Catastrophic reality and unpredictable future make human beings unstable more and more. In this 'hybrid' world, existing rational orders and values are confusing people. Various illustration of monsters in contemporary art offers meaningful opportunities to have a deeper understanding into inhuman wildness inside us living today.

Introduction and Artists

The exhibition presents various interpretation against existing stereotype of monsters, helps the audience broaden their horizon of imagination, and looks into the contemporary world through multiple aspects. 21 participating artists show diverse works like paintings, photographs, sculptures, videos and installations diversified both in form and substance at three sections.

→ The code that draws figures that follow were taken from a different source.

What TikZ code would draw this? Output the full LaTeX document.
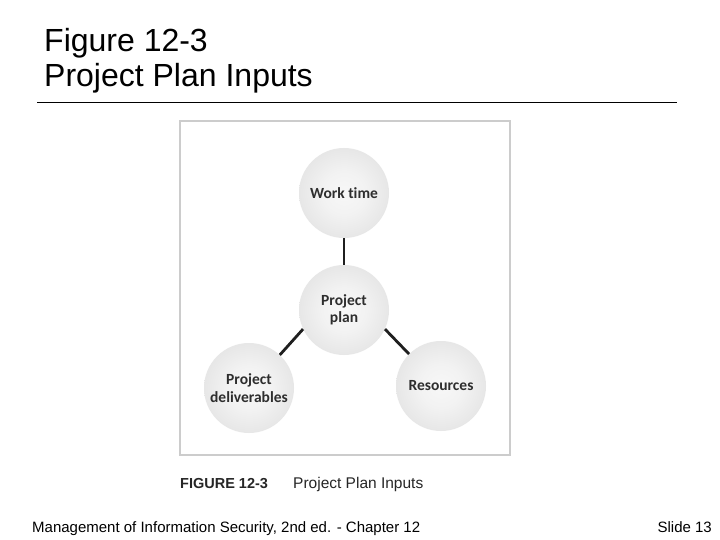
\documentclass[tikz,border=0pt]{standalone}
\usepackage{fontspec}
\setmainfont{Liberation Sans}
\newfontfamily\circfont{Carlito}[Ligatures={NoCommon}]
\pgfdeclareradialshading{softball}{\pgfpoint{0bp}{0bp}}{%
  color(0bp)=(black!3); color(12bp)=(black!5); color(32bp)=(black!12); color(45bp)=(black!19); color(50bp)=(black!24)}
\tikzset{
  bubble/.style={circle, minimum size=90pt, inner sep=0pt, shading=softball,
    font=\circfont\bfseries\fontsize{15.5}{17.5}\selectfont, text=black!82, align=center},
  conn/.style={line width=2.8pt, draw=black!88},
  titletext/.style={anchor=base west, inner sep=0pt, font=\fontsize{32}{32}\selectfont},
  foot/.style={inner sep=0pt, font=\fontsize{15}{15}\selectfont}
}
\begin{document}
\begin{tikzpicture}[x=1pt,y=-1pt]
\useasboundingbox[fill=white] (0,0) rectangle (720,540);
% title
\node[titletext] (t1) at (44,52) {Figure 12-3};
\node[titletext] (t2) at (44,87) {Project Plan Inputs};
\draw[line width=1.2pt] (37,102.5) -- (677,102.5);
% figure frame
\draw[draw=black!20, line width=2pt] (180,121) rectangle (510,455);
% circles
\node[bubble] (work) at (344,193) {Work time};
\node[bubble] (plan) at (344,310) {Project\\plan};
\node[bubble] (deliv) at (249,388) {Project\\deliverables};
\node[bubble] (res) at (441,386) {Resources};
% connectors
\draw[conn] (work.south) -- (plan.north);
\draw[conn] (plan.-155) -- (deliv.47);
\draw[conn] (plan.-25) -- (res.135);
% caption
\node[anchor=base west, inner sep=0pt, font=\bfseries\fontsize{14.5}{14.5}\selectfont, text=black!85] (capA) at (180,488) {FIGURE 12-3};
\node[anchor=base west, inner sep=0pt, font=\fontsize{15.5}{15.5}\selectfont, text=black!85] (capB) at (293,488) {Project Plan Inputs};
% footer
\node[foot, anchor=base west] (f1) at (32,532) {Management of Information Security, 2nd ed. - Chapter 12};
\node[foot, anchor=base east] (f2) at (712,532) {Slide 13};
\end{tikzpicture}
\end{document}
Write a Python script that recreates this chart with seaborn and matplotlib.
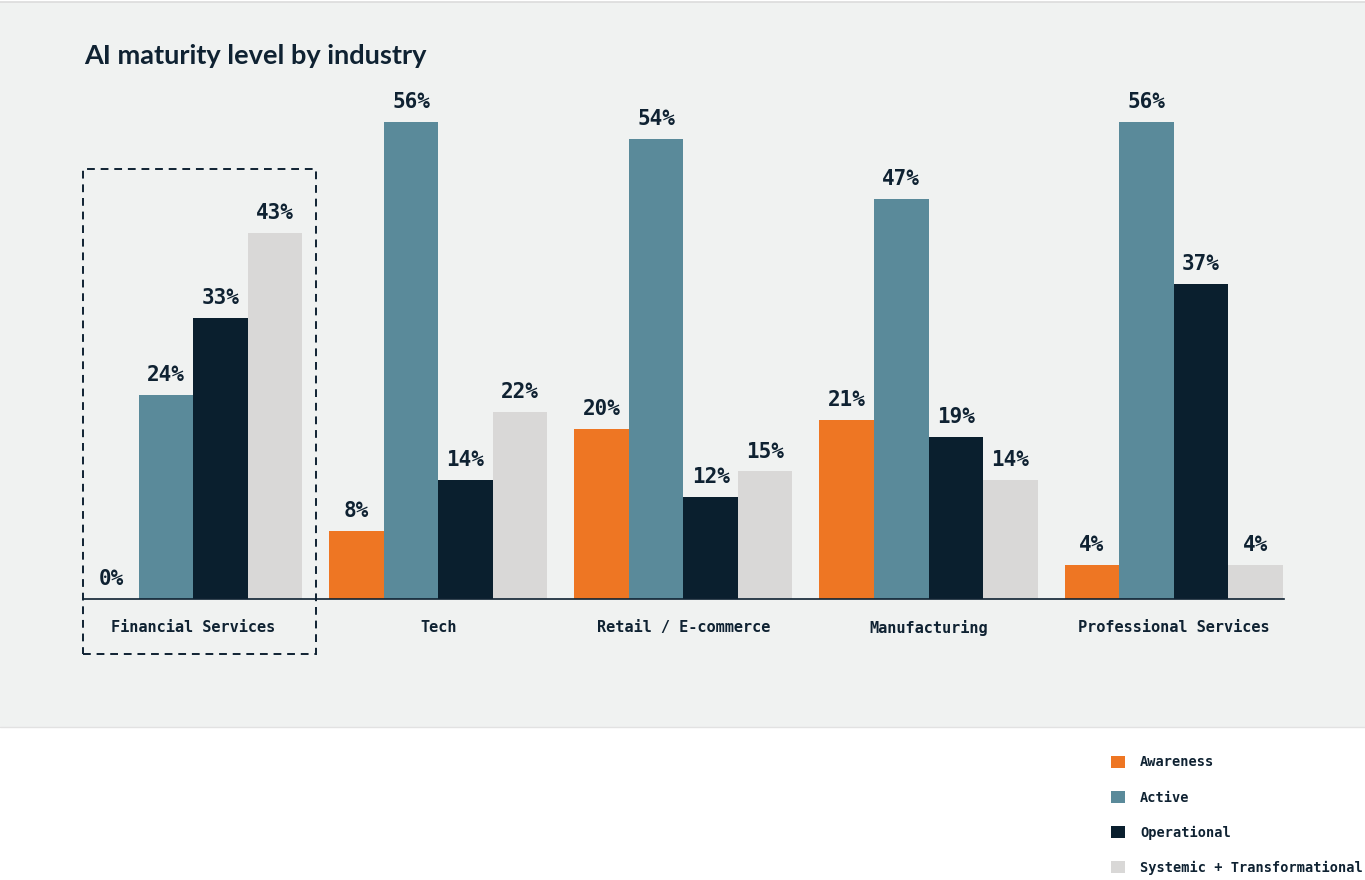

Section 1. Apocalypse of Dystopia

This section consists of series of works expressing monsters as a rhetoric symbolizing an dystopian response to the dismal age. They contain complaints and desperate horrors about the world's irregularities and evil practices, concerns and pessimism about the civilized society, inhuman wildness beneath it, and uncertainty of the future caused by radical changes of cutting edge scientific technology.

Section 2. Forbidden Land

This section is about monsters as an existence that refuses traditional values and violates taboos. As Michel Foucault defined monsters as a combination of impossibilities and taboos, beings that violate taboos are monstrous. Those who crossed a boundary or on the line are monsters. Present time is a 'hybrid' world that caused number of problems like violating the nature, creation of mixed species and collapsed characteristics and boundaries then monsters unveil their appearance agitating existing reasonable orders and values.

Section 3. Inner Monster

This section deals with internal darkness and madness of human being. Art is an aesthetic expression of the age and recognition of the reality by the artist and moreover, it is a report about immanent nature of human. Monster is embodiment of fear existing beneath the deepest consciousness, another ego of the artist and psychological portrait of us all. We may be able to reaffirm the monstrous characteristics inside of us.